Если ему предлагалось угощение на ложке, он замечал ее издалека, стремился к ней, хватал за середину, разливая содержимое, и уносил куда-нибудь в укромное место. Миску белого цвета он тоже вначале клевал, затем, как правило, переворачивал и начинал трапезу, собирая содержимое с пола. Карлуша не любил одиночества. Если случалось уходить от него в другую комнату, через минуту раздавалось ритмичное шлепанье лап по полу, Карл появлялся на пороге, и раскатистое приветствие неслось навстречу, как упрек.

Любимым у него было место на подоконнике, у открытого окна. Там он мог сидеть часами, наблюдая за происходящим на воле.
Карлуша бодрствовал, пока в квартире горел свет. Чтобы не нарушать ему естественный режим, я устраивал для него искусственную ночь, сажая в закрывающуюся картонную коробку. Там он моментально засыпал.
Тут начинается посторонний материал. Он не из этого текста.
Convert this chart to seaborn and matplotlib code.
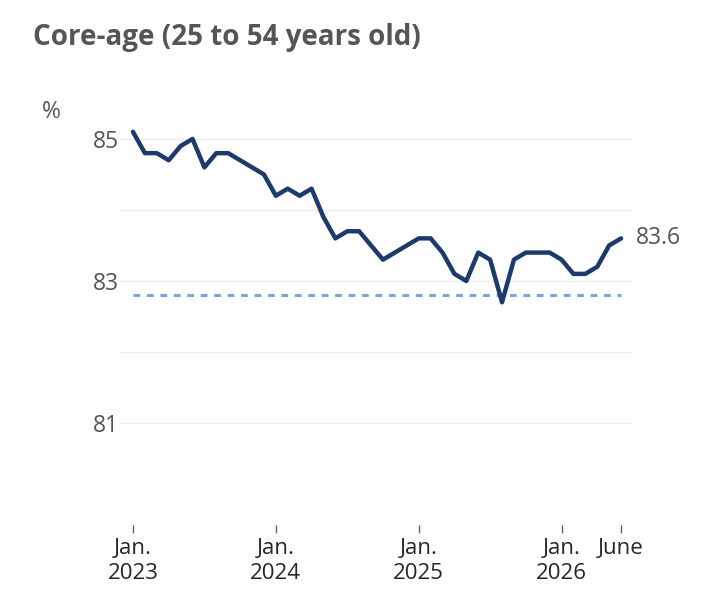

Карл взрослел, крепли его крылья. Постепенно он стал делать небольшие перелеты по комнате. Иногда он взлетал ко мне на плечо и с удовольствием начинал покусывать дужку моих очков. Я это воспринимал, как просьбу об угощении, и рефлекс закрепился.

Прошел месяц. Карлуша подрос, возмужал. Он явно привык к нам. Возвращавшегося первым с работы, он оживленно приветствовал своим громким и сочным, неизменным «крра-а-а!» Я был уверен, что Карл останется с нами навсегда... Увы! Я снова ошибся.

Однажды теплым июньским днем я потянулся к нему, сидящему по обыкновению у открытого окна, чтобы предложить ему его любимое печенье. Неожиданно Карлуша взмахнул крыльями, оттолкнулся от подоконника и полетел... на волю! Полет его был уверенным и сильным.

Он не вернулся к нам, как мы ожидали. Природа взяла свое. И грустным, и радостным было это прощание.